Exercise requirements
Output nothing but the lines from the one with "Give me the Plotly source for this chart." through the one with "Y_RANGE = [-0.6, 1.2005]", including both. Leave the pictures out of the copy.

# start of Dataset records

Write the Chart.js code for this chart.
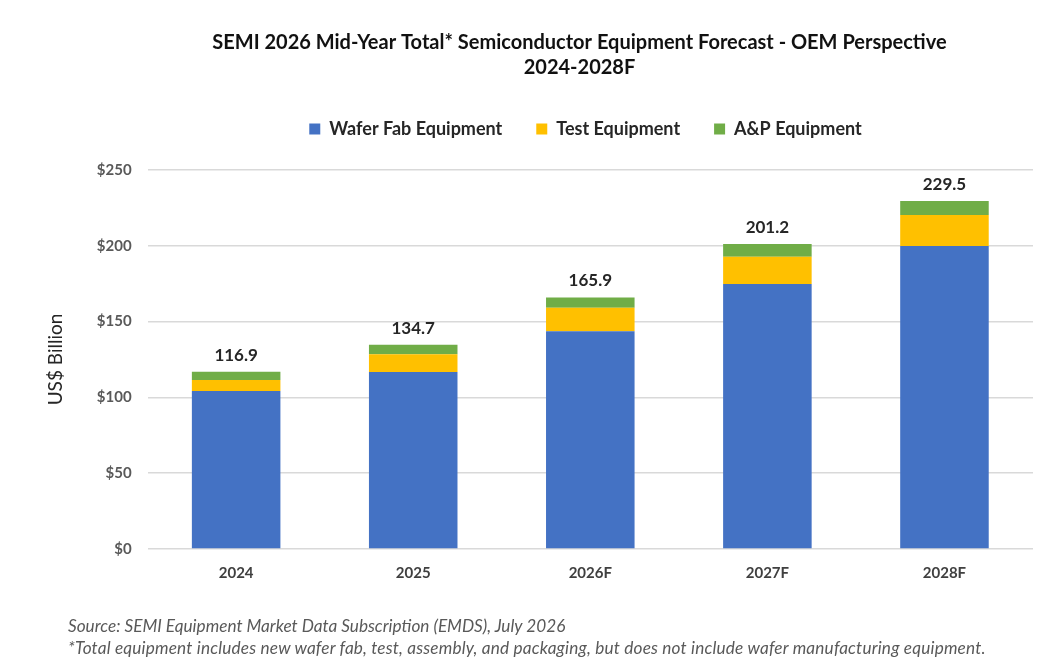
<!DOCTYPE html>
<html>
<head>
<meta charset="utf-8">
<script src="https://cdn.jsdelivr.net/npm/chart.js@4.4.1/dist/chart.umd.min.js"></script>
<style>
  html, body { margin: 0; padding: 0; background: #ffffff; }
  #wrap { position: relative; width: 1054px; height: 670px; overflow: hidden; }
  #c { position: absolute; left: 0; top: 0; }
  .note { position: absolute; left: 68px; font-family: Lato, "Open Sans", sans-serif; font-style: italic; font-size: 17.2px; color: #595959; white-space: nowrap; line-height: 20px; }
</style>
</head>
<body>
<div id="wrap">
  <canvas id="c" width="1054" height="670"></canvas>
  <div class="note" id="n1" style="top:616px;">Source: SEMI Equipment Market Data Subscription (EMDS), July 2026</div>
  <div class="note" id="n2" style="top:638px; letter-spacing:0.18px;">*Total equipment includes new wafer fab, test, assembly, and packaging, but does not include wafer manufacturing equipment.</div>
</div>
<script>
const categories = ['2024', '2025', '2026F', '2027F', '2028F'];
const waferFab = [104.2, 116.8, 143.6, 174.8, 199.9];
const testEquip = [7.3, 11.6, 15.6, 18.0, 20.4];
const apEquip = [5.4, 6.3, 6.7, 8.4, 9.2];
const totalLabels = ['116.9', '134.7', '165.9', '201.2', '229.5'];
const yTicks = [0, 50, 100, 150, 200, 250];

const FONT = 'Lato, "Open Sans", sans-serif';

const totalsPlugin = {
  id: 'totals',
  afterDatasetsDraw(chart) {
    const ctx = chart.ctx;
    const last = chart.data.datasets.length - 1;
    const meta = chart.getDatasetMeta(last);
    ctx.save();
    ctx.font = 'bold 17px ' + FONT;
    ctx.fillStyle = '#262626';
    ctx.textAlign = 'center';
    ctx.textBaseline = 'bottom';
    meta.data.forEach((bar, i) => {
      ctx.fillText(totalLabels[i], bar.x, bar.y - 8);
    });
    ctx.restore();
  }
};

const legendSpace = {
  id: 'legendSpace',
  beforeInit(chart) {
    const orig = chart.legend.fit;
    chart.legend.fit = function () {
      orig.bind(chart.legend)();
      this.height = 84;
    };
  },
  afterUpdate(chart) {
    // the header block in the original is centred a little right of the canvas centre
    if (chart.titleBlock) { chart.titleBlock.left += 43; chart.titleBlock.right += 43; }
    if (chart.legend) { chart.legend.left += 49; chart.legend.right += 49; }
  }
};

new Chart(document.getElementById('c'), {
  type: 'bar',
  data: {
    labels: categories,
    datasets: [
      { label: 'Wafer Fab Equipment', data: waferFab, backgroundColor: '#4472C4' },
      { label: 'Test Equipment', data: testEquip, backgroundColor: '#FFC000' },
      { label: 'A&P Equipment', data: apEquip, backgroundColor: '#70AD47' }
    ]
  },
  options: {
    responsive: false,
    animation: false,
    devicePixelRatio: 1,
    layout: { padding: { left: 40, right: 21, top: 30, bottom: 81 } },
    datasets: { bar: { categoryPercentage: 1.0, barPercentage: 0.5, borderWidth: 0 } },
    plugins: {
      title: {
        display: true,
        text: ['SEMI 2026 Mid-Year Total* Semiconductor Equipment Forecast - OEM Perspective', '2024-2028F'],
        color: '#111111',
        font: { family: FONT, size: 20, weight: 'bold', lineHeight: 1.25 },
        padding: { top: 0, bottom: 6 }
      },
      legend: {
        display: true,
        position: 'top',
        labels: {
          boxWidth: 11, boxHeight: 11, padding: 34,
          color: '#262626',
          font: { family: FONT, size: 18, weight: 'bold' }
        }
      },
      tooltip: { enabled: false }
    },
    scales: {
      x: {
        stacked: true,
        grid: { display: false },
        border: { display: false },
        ticks: { color: '#404040', font: { family: FONT, size: 15, weight: 'bold' }, padding: 7 }
      },
      y: {
        stacked: true,
        min: 0, max: 250,
        afterBuildTicks(axis) { axis.ticks = yTicks.map(v => ({ value: v })); },
        grid: { color: '#d9d9d9', lineWidth: 1.5, drawTicks: false },
        border: { display: false },
        ticks: {
          color: '#595959',
          padding: 16,
          font: { family: FONT, size: 15, weight: 'bold' },
          callback: v => '$' + v
        },
        title: {
          display: true, text: 'US$ Billion', color: '#262626',
          font: { family: FONT, size: 19 }, padding: { bottom: 14 }
        }
      }
    }
  },
  plugins: [legendSpace, totalsPlugin]
});
</script>
</body>
</html>
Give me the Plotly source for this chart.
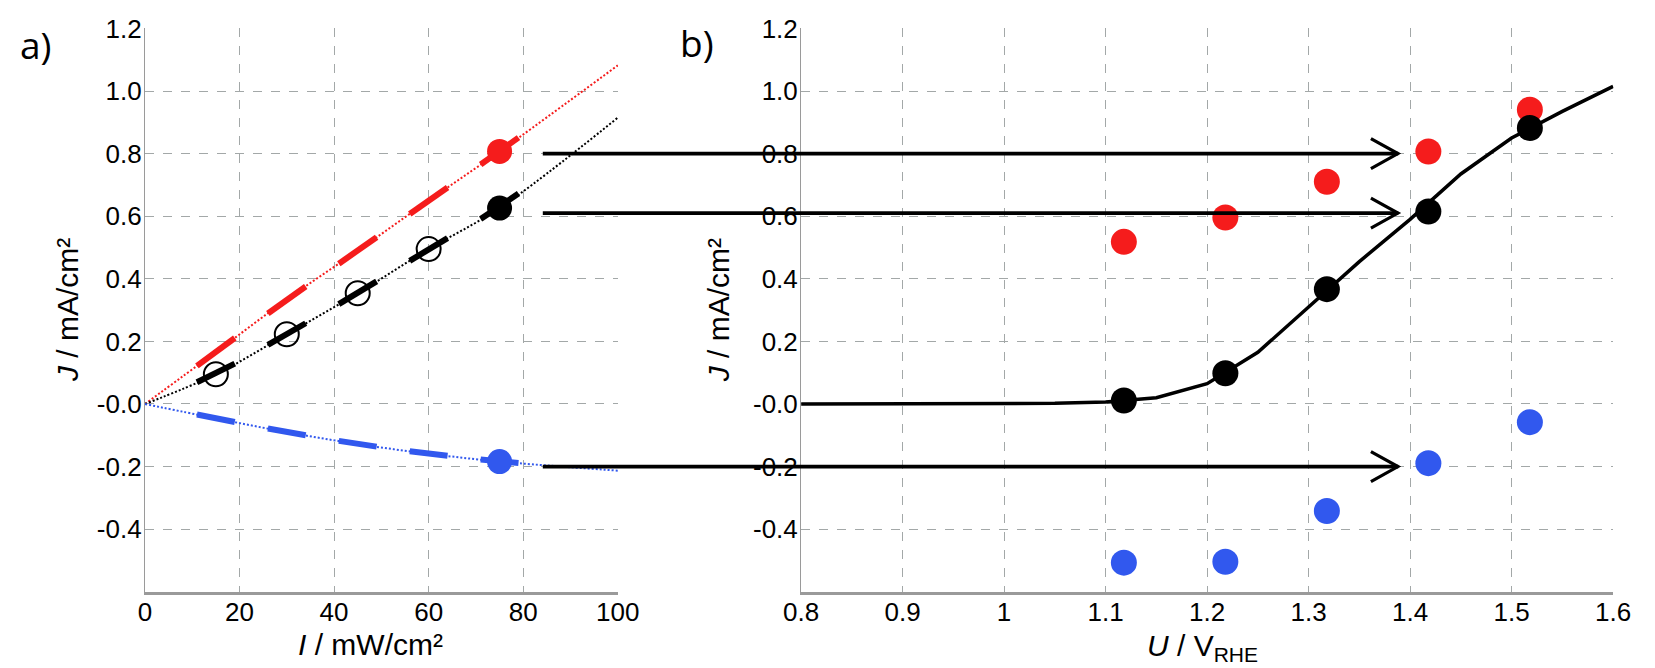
import numpy as np
import plotly.graph_objects as go

# ---- panel a): photocurrent vs light intensity ----
I_pts = [15, 30, 45, 60, 75]           # mW/cm2
J_red_a = [0.166, 0.334, 0.490, 0.650, 0.807]
J_black_a = [0.095, 0.223, 0.354, 0.495, 0.626]
J_blue_a = [-0.046, -0.090, -0.128, -0.159, -0.184]

# fitted curves (origin, points, end of axis)
I_fit = [0, 15, 30, 45, 60, 75, 100]
J_red_fit = [0, 0.166, 0.334, 0.490, 0.650, 0.807, 1.082]
J_black_fit = [0, 0.095, 0.223, 0.354, 0.495, 0.626, 0.915]
J_blue_fit = [0, -0.046, -0.090, -0.128, -0.159, -0.184, -0.213]

# ---- panel b): photocurrent vs potential ----
U_pts = [1.118, 1.218, 1.318, 1.418, 1.518]
J_red_b = [0.518, 0.596, 0.710, 0.807, 0.940]
J_black_b = [0.011, 0.098, 0.367, 0.615, 0.882]
J_blue_b = [-0.507, -0.504, -0.342, -0.189, -0.058]

U_curve = [0.8, 0.9, 1.0, 1.05, 1.1, 1.15, 1.2, 1.25, 1.3, 1.35, 1.4, 1.45, 1.5, 1.55, 1.6]
J_curve = [0, 0, 0, 0.002, 0.006, 0.02, 0.065, 0.165, 0.31, 0.455, 0.59, 0.735, 0.85, 0.935, 1.015]

# arrows from panel a) to panel b)
arrow_J = [0.80, 0.61, -0.20]
arrow_I_start = 84.1
arrow_U_tip = 1.388

y_ticks = [-0.4, -0.2, 0, 0.2, 0.4, 0.6, 0.8, 1.0, 1.2]
y_ticktext = ["-0.4", "-0.2", "-0.0", "0.2", "0.4", "0.6", "0.8", "1.0", "1.2"]
xa_ticks = [0, 20, 40, 60, 80, 100]
xb_ticks = [0.8, 0.9, 1.0, 1.1, 1.2, 1.3, 1.4, 1.5, 1.6]
xb_ticktext = ["0.8", "0.9", "1", "1.1", "1.2", "1.3", "1.4", "1.5", "1.6"]

RED = "#f51c1c"
BLUE = "#3158ee"
BLACK = "#000000"
GRID = "#a3a8a8"
FONT = "Liberation Sans, Arial, sans-serif"

W, H = 1655, 668
dom_a = [130 / W, 614.5 / W]
dom_b = [802 / W, 1634 / W]
dom_y = [1 - 590 / H, 1 - 13.6 / H]
Y_RANGE = [-0.6, 1.2005]


def segments(xf, yf, centers, half=4):
    # short thick pieces of the fit around each measured intensity
    xs, ys = [], []
    for c in centers:
        for x in (c - half, c + half):
            xs.append(x)
            ys.append(float(np.interp(x, xf, yf)))
        xs.append(None)
        ys.append(None)
    return xs, ys


fig = go.Figure()

for J_fit, color in [(J_red_fit, RED), (J_black_fit, BLACK), (J_blue_fit, BLUE)]:
    fig.add_trace(go.Scatter(
        x=I_fit, y=J_fit, mode="lines", line_shape="spline",
        line=dict(color=color, width=2, dash="2px,2px"),
        xaxis="x", yaxis="y", hoverinfo="skip",
    ))
    sx, sy = segments(I_fit, J_fit, I_pts)
    fig.add_trace(go.Scatter(
        x=sx, y=sy, mode="lines", line=dict(color=color, width=6),
        xaxis="x", yaxis="y", hoverinfo="skip",
    ))

# open circles (black series, lower intensities)
fig.add_trace(go.Scatter(
    x=I_pts[:-1], y=J_black_a[:-1], mode="markers",
    marker=dict(size=24, color="rgba(0,0,0,0)", line=dict(color=BLACK, width=2)),
    xaxis="x", yaxis="y",
))
# filled points at 75 mW/cm2
for J_a, color in [(J_red_a, RED), (J_black_a, BLACK), (J_blue_a, BLUE)]:
    fig.add_trace(go.Scatter(
        x=[I_pts[-1]], y=[J_a[-1]], mode="markers",
        marker=dict(size=25, color=color), xaxis="x", yaxis="y",
    ))

# panel b)
fig.add_trace(go.Scatter(
    x=U_curve, y=J_curve, mode="lines", line=dict(color=BLACK, width=3.5),
    xaxis="x2", yaxis="y2", hoverinfo="skip",
))
for J_b, color in [(J_red_b, RED), (J_blue_b, BLUE), (J_black_b, BLACK)]:
    fig.add_trace(go.Scatter(
        x=U_pts, y=J_b, mode="markers", marker=dict(size=26, color=color),
        xaxis="x2", yaxis="y2",
    ))


def paper_a(i):
    return dom_a[0] + i / 100 * (dom_a[1] - dom_a[0])


def paper_b(u):
    return dom_b[0] + (u - 0.8) / 0.8 * (dom_b[1] - dom_b[0])


shapes = []
for j in arrow_J:
    shapes.append(dict(
        type="line", xref="paper", yref="y",
        x0=paper_a(arrow_I_start), x1=paper_b(arrow_U_tip), y0=j, y1=j,
        line=dict(color=BLACK, width=3.8),
    ))
    shapes.append(dict(
        type="path", xref="x2", yref="y2",
        xsizemode="pixel", ysizemode="pixel",
        xanchor=arrow_U_tip, yanchor=j,
        path="M -27,15 L 0,0 L -27,-15",
        line=dict(color=BLACK, width=3.2),
    ))

axis_common = dict(
    showgrid=True, gridcolor=GRID, gridwidth=1.3, griddash="9px,9px",
    zeroline=False, ticks="", ticklen=0, showline=True, linecolor="#9a9a9a",
    ticklabeloverflow="allow",
    tickfont=dict(family=FONT, size=26, color=BLACK),
)

title_font = dict(family=FONT, size=30, color=BLACK)
annotations = [
    dict(text="<i>I</i> / mW/cm²", x=361 / W, y=1 - 626 / H, xref="paper", yref="paper",
         xanchor="center", yanchor="top", showarrow=False, font=title_font, borderpad=0),
    dict(text="<i>U</i> / V<sub>RHE</sub>", x=1213 / W, y=1 - 667 / H, xref="paper", yref="paper",
         xanchor="center", yanchor="bottom", showarrow=False, font=title_font, borderpad=0),
    dict(text="<i>J</i> / mA/cm²", x=50 / W, y=1 - 302 / H, xref="paper", yref="paper",
         xanchor="center", yanchor="middle", textangle=-90, showarrow=False, font=title_font),
    dict(text="<i>J</i> / mA/cm²", x=717 / W, y=1 - 302 / H, xref="paper", yref="paper",
         xanchor="center", yanchor="middle", textangle=-90, showarrow=False, font=title_font),
    dict(text="a)", x=0, y=1 - 2 / H, xref="paper", yref="paper",
         xanchor="left", yanchor="top", showarrow=False,
         font=dict(family="Open Sans, sans-serif", size=37, color=BLACK)),
    dict(text="b)", x=676 / W, y=1 - 0 / H, xref="paper", yref="paper",
         xanchor="left", yanchor="top", showarrow=False,
         font=dict(family="Open Sans, sans-serif", size=37, color=BLACK)),
]

fig.update_layout(
    width=W, height=H,
    margin=dict(l=0, r=0, t=0, b=0),
    paper_bgcolor="white", plot_bgcolor="white",
    showlegend=False,
    xaxis=dict(domain=dom_a, range=[0, 100.05], tickvals=xa_ticks, anchor="y",
               linewidth=2.5, ticklabelstandoff=-5, **axis_common),
    yaxis=dict(domain=dom_y, range=Y_RANGE, tickvals=y_ticks, ticktext=y_ticktext,
               anchor="x", linewidth=1.2, ticklabelstandoff=-3, **axis_common),
    xaxis2=dict(domain=dom_b, range=[0.8, 1.6004], tickvals=xb_ticks, ticktext=xb_ticktext,
                anchor="y2", linewidth=2.5, ticklabelstandoff=-5, **axis_common),
    yaxis2=dict(domain=dom_y, range=Y_RANGE, tickvals=y_ticks, ticktext=y_ticktext,
                anchor="x2", linewidth=1.2, ticklabelstandoff=-3, **axis_common),
    shapes=shapes,
    annotations=annotations,
)

# page body margin would shift the 1655x668 figure inside the same-sized window
fig.write_html("out.html", config={"displayModeBar": False},
               post_script="document.body.style.margin = '0px';")
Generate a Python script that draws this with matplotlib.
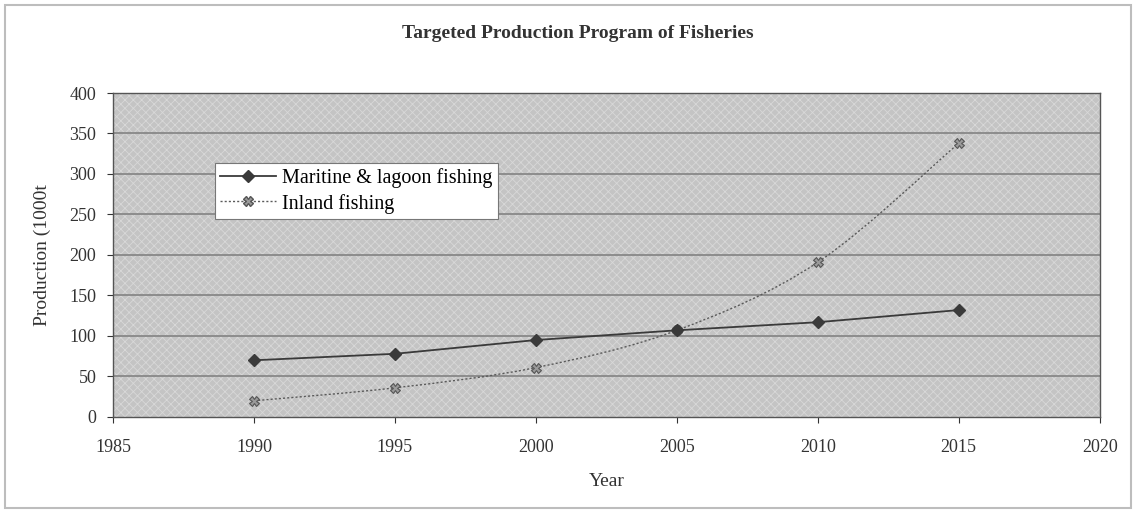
import numpy as np
import matplotlib.pyplot as plt
from matplotlib.path import Path
from matplotlib.patches import PathPatch, Rectangle

years = [1990, 1995, 2000, 2005, 2010, 2015]
maritime = [70, 78, 95, 107, 117, 132]
inland = [20, 36, 61, 107, 191, 338]

x_ticks = [1985, 1990, 1995, 2000, 2005, 2010, 2015, 2020]
y_ticks = [0, 50, 100, 150, 200, 250, 300, 350, 400]

plt.rcParams['font.family'] = ['Liberation Serif', 'DejaVu Serif']
plt.rcParams['hatch.linewidth'] = 0.6


def smooth_path(xs, ys):
    # excel-like smoothed line: catmull-rom turned into cubic bezier segments
    pts = np.column_stack([xs, ys]).astype(float)
    n = len(pts)
    verts = [pts[0]]
    codes = [Path.MOVETO]
    for i in range(n - 1):
        p0 = pts[i - 1] if i > 0 else pts[i]
        p1 = pts[i]
        p2 = pts[i + 1]
        p3 = pts[i + 2] if i + 2 < n else pts[i + 1]
        c1 = p1 + (p2 - p0) / 6.0
        c2 = p2 - (p3 - p1) / 6.0
        verts += [c1, c2, p2]
        codes += [Path.CURVE4] * 3
    return Path(verts, codes)


fig = plt.figure(figsize=(11.36, 5.11), dpi=100)
fig.patches.append(Rectangle((0.004, 0.006), 0.992, 0.985, transform=fig.transFigure,
                             fill=False, edgecolor='#bdbdbd', linewidth=1.5))
ax = fig.add_axes([0.0995, 0.184, 0.8685, 0.634])
ax.set_facecolor('#c4c4c4')
# stippled fill like the printed original
ax.add_patch(Rectangle((0, 0), 1, 1, transform=ax.transAxes, facecolor='none',
                       edgecolor='#d8d8d8', hatch='xxxx', linewidth=0, zorder=0.5))

for y in y_ticks[1:-1]:
    ax.axhline(y, color='#888888', linewidth=1.3, zorder=1)

ax.add_patch(PathPatch(smooth_path(years, inland), fill=False, edgecolor='#5a5a5a',
                       linewidth=1.0, linestyle=(0, (1.5, 1.5)), zorder=2))
ax.plot(years, inland, linestyle='none', marker='X', markersize=7,
        markerfacecolor='#9a9a9a', markeredgecolor='#555555', markeredgewidth=0.8,
        zorder=3)
ax.plot(years, maritime, color='#3a3a3a', linewidth=1.3, marker='D', markersize=6,
        markerfacecolor='#3a3a3a', markeredgecolor='#3a3a3a', zorder=4)

# legend proxies
ax.plot([], [], color='#3a3a3a', linewidth=1.3, marker='D', markersize=6,
        label='Maritine & lagoon fishing')
ax.plot([], [], color='#5a5a5a', linewidth=1.0, linestyle=(0, (1.5, 1.5)), marker='X',
        markersize=7, markerfacecolor='#9a9a9a', markeredgecolor='#555555',
        label='Inland fishing')
leg = ax.legend(loc='upper left', bbox_to_anchor=(0.103, 0.785), frameon=True,
                fancybox=False, edgecolor='#777777', framealpha=1, fontsize=14.5,
                handlelength=2.8, borderpad=0.25, labelspacing=0.3, handletextpad=0.3,
                borderaxespad=0)
leg.get_frame().set_linewidth(0.8)

ax.set_xlim(1985, 2020)
ax.set_ylim(0, 400)
ax.set_xticks(x_ticks)
ax.set_yticks(y_ticks)
ax.tick_params(direction='out', length=4, labelsize=13, colors='#333333')
ax.tick_params(axis='x', pad=12)
ax.tick_params(axis='y', pad=8)
for s in ax.spines.values():
    s.set_color('#555555')
    s.set_linewidth(1.0)

ax.set_xlabel('Year', fontsize=14, color='#333333', labelpad=12)
ax.set_ylabel('Production (1000t', fontsize=14, color='#333333', labelpad=13)
fig.text(0.509, 0.935, 'Targeted Production Program of Fisheries', ha='center',
         va='center', fontsize=14, fontweight='bold', color='#333333')

fig.savefig('out.png', dpi=100)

# end of Dataset records

Finished exercise
Give me the Plotly source for this chart.
import numpy as np
import plotly.graph_objects as go

# ---- panel a): photocurrent vs light intensity ----
I_pts = [15, 30, 45, 60, 75]           # mW/cm2
J_red_a = [0.166, 0.334, 0.490, 0.650, 0.807]
J_black_a = [0.095, 0.223, 0.354, 0.495, 0.626]
J_blue_a = [-0.046, -0.090, -0.128, -0.159, -0.184]

# fitted curves (origin, points, end of axis)
I_fit = [0, 15, 30, 45, 60, 75, 100]
J_red_fit = [0, 0.166, 0.334, 0.490, 0.650, 0.807, 1.082]
J_black_fit = [0, 0.095, 0.223, 0.354, 0.495, 0.626, 0.915]
J_blue_fit = [0, -0.046, -0.090, -0.128, -0.159, -0.184, -0.213]

# ---- panel b): photocurrent vs potential ----
U_pts = [1.118, 1.218, 1.318, 1.418, 1.518]
J_red_b = [0.518, 0.596, 0.710, 0.807, 0.940]
J_black_b = [0.011, 0.098, 0.367, 0.615, 0.882]
J_blue_b = [-0.507, -0.504, -0.342, -0.189, -0.058]

U_curve = [0.8, 0.9, 1.0, 1.05, 1.1, 1.15, 1.2, 1.25, 1.3, 1.35, 1.4, 1.45, 1.5, 1.55, 1.6]
J_curve = [0, 0, 0, 0.002, 0.006, 0.02, 0.065, 0.165, 0.31, 0.455, 0.59, 0.735, 0.85, 0.935, 1.015]

# arrows from panel a) to panel b)
arrow_J = [0.80, 0.61, -0.20]
arrow_I_start = 84.1
arrow_U_tip = 1.388

y_ticks = [-0.4, -0.2, 0, 0.2, 0.4, 0.6, 0.8, 1.0, 1.2]
y_ticktext = ["-0.4", "-0.2", "-0.0", "0.2", "0.4", "0.6", "0.8", "1.0", "1.2"]
xa_ticks = [0, 20, 40, 60, 80, 100]
xb_ticks = [0.8, 0.9, 1.0, 1.1, 1.2, 1.3, 1.4, 1.5, 1.6]
xb_ticktext = ["0.8", "0.9", "1", "1.1", "1.2", "1.3", "1.4", "1.5", "1.6"]

RED = "#f51c1c"
BLUE = "#3158ee"
BLACK = "#000000"
GRID = "#a3a8a8"
FONT = "Liberation Sans, Arial, sans-serif"

W, H = 1655, 668
dom_a = [130 / W, 614.5 / W]
dom_b = [802 / W, 1634 / W]
dom_y = [1 - 590 / H, 1 - 13.6 / H]
Y_RANGE = [-0.6, 1.2005]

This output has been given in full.